▸ **Records provided**:

++++++

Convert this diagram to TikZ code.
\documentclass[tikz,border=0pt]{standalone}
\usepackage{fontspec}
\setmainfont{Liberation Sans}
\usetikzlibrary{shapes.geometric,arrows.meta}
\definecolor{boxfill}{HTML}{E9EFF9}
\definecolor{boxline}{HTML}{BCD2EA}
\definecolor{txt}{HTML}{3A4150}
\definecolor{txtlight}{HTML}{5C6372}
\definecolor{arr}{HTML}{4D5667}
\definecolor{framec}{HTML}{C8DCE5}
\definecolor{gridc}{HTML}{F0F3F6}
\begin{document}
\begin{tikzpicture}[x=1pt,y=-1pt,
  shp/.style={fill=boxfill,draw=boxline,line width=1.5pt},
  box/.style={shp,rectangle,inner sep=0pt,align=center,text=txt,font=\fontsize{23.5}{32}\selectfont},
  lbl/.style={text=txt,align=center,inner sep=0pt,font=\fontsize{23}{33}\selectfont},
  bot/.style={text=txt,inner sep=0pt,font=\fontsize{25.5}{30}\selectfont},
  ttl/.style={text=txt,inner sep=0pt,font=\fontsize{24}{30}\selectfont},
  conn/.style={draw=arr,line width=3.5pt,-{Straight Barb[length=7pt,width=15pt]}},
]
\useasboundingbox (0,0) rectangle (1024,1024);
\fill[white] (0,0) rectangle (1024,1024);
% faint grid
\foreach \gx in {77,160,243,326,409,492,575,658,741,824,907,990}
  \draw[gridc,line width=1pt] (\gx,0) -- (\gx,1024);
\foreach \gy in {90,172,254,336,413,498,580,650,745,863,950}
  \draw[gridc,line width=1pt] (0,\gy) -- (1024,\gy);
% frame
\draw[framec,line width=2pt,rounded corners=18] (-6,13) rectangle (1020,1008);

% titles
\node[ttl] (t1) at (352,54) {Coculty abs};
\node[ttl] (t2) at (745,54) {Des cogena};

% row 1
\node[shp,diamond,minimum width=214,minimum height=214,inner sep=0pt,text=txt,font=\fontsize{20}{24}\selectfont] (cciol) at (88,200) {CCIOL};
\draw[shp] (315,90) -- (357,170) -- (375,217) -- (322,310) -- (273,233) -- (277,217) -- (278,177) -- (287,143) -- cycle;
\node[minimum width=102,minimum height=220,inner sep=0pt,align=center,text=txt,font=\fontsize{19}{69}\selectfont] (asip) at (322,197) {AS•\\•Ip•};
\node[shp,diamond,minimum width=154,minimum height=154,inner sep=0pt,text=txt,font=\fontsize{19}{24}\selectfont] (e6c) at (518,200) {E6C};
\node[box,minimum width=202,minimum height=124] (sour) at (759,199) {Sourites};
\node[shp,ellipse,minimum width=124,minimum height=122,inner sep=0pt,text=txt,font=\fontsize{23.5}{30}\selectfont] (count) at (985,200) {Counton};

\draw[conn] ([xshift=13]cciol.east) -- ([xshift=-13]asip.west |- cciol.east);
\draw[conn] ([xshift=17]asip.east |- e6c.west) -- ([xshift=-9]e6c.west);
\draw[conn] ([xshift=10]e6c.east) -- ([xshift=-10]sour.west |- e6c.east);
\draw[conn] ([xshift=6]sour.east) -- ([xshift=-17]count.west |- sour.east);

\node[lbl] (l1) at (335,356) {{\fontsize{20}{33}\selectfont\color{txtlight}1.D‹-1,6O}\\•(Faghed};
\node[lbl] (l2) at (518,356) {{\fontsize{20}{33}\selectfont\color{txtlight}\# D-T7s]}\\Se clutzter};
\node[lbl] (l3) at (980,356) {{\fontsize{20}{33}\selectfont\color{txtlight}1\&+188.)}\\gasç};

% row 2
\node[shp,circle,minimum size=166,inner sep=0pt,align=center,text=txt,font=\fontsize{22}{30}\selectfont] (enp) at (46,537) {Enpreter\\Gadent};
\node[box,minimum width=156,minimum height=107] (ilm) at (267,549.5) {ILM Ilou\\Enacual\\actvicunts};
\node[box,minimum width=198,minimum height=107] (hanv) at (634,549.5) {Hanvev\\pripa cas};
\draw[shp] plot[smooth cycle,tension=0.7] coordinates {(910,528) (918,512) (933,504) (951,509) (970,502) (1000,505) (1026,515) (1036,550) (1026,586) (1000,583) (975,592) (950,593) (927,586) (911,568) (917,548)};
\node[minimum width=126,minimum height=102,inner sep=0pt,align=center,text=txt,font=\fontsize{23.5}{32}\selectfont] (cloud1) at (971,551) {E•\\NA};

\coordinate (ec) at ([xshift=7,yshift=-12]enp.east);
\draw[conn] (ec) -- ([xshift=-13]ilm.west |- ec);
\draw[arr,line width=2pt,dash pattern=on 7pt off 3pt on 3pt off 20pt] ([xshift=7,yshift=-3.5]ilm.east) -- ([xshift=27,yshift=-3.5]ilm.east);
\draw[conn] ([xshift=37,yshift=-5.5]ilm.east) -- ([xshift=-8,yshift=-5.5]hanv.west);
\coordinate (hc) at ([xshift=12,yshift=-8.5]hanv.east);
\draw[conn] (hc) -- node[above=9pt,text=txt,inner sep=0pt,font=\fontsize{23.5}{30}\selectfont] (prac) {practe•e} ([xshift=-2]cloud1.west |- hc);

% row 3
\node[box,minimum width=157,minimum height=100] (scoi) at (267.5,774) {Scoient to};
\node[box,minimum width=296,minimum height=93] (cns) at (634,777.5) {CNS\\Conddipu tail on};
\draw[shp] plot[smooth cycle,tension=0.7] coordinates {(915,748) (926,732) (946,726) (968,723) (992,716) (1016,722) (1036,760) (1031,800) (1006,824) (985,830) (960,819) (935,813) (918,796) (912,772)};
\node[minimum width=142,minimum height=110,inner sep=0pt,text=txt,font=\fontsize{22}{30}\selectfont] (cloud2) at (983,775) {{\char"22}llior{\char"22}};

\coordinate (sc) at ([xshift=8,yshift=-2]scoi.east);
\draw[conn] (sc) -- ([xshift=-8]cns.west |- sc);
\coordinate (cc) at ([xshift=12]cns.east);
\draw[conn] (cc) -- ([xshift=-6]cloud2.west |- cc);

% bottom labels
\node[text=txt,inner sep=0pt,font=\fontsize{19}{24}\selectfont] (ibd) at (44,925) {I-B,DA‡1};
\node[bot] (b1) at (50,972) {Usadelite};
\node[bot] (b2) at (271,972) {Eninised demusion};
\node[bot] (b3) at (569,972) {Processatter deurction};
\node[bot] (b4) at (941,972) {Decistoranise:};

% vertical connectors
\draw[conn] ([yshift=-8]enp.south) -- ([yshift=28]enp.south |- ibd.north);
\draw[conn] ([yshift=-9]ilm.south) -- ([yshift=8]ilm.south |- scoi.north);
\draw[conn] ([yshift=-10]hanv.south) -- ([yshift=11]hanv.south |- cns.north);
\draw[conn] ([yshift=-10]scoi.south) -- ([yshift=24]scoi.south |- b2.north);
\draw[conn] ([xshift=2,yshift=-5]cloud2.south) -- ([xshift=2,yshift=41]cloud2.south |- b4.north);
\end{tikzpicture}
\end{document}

++++++

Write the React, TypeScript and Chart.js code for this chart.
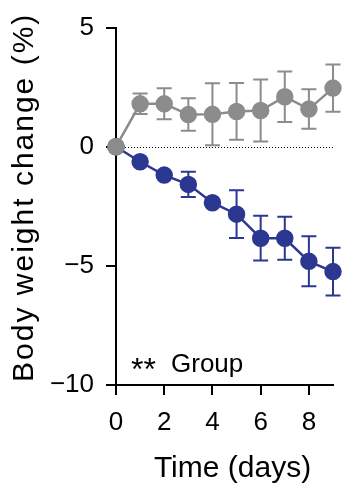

++++++

▸ **What you will do**: Write down exactly the span of lines above from the one containing "Convert this diagram to TikZ code." to the one containing "(t2) at (745,54)", both ends included.

▸ **Exercise solution**:
Convert this diagram to TikZ code.
\documentclass[tikz,border=0pt]{standalone}
\usepackage{fontspec}
\setmainfont{Liberation Sans}
\usetikzlibrary{shapes.geometric,arrows.meta}
\definecolor{boxfill}{HTML}{E9EFF9}
\definecolor{boxline}{HTML}{BCD2EA}
\definecolor{txt}{HTML}{3A4150}
\definecolor{txtlight}{HTML}{5C6372}
\definecolor{arr}{HTML}{4D5667}
\definecolor{framec}{HTML}{C8DCE5}
\definecolor{gridc}{HTML}{F0F3F6}
\begin{document}
\begin{tikzpicture}[x=1pt,y=-1pt,
  shp/.style={fill=boxfill,draw=boxline,line width=1.5pt},
  box/.style={shp,rectangle,inner sep=0pt,align=center,text=txt,font=\fontsize{23.5}{32}\selectfont},
  lbl/.style={text=txt,align=center,inner sep=0pt,font=\fontsize{23}{33}\selectfont},
  bot/.style={text=txt,inner sep=0pt,font=\fontsize{25.5}{30}\selectfont},
  ttl/.style={text=txt,inner sep=0pt,font=\fontsize{24}{30}\selectfont},
  conn/.style={draw=arr,line width=3.5pt,-{Straight Barb[length=7pt,width=15pt]}},
]
\useasboundingbox (0,0) rectangle (1024,1024);
\fill[white] (0,0) rectangle (1024,1024);
% faint grid
\foreach \gx in {77,160,243,326,409,492,575,658,741,824,907,990}
  \draw[gridc,line width=1pt] (\gx,0) -- (\gx,1024);
\foreach \gy in {90,172,254,336,413,498,580,650,745,863,950}
  \draw[gridc,line width=1pt] (0,\gy) -- (1024,\gy);
% frame
\draw[framec,line width=2pt,rounded corners=18] (-6,13) rectangle (1020,1008);

% titles
\node[ttl] (t1) at (352,54) {Coculty abs};
\node[ttl] (t2) at (745,54) {Des cogena};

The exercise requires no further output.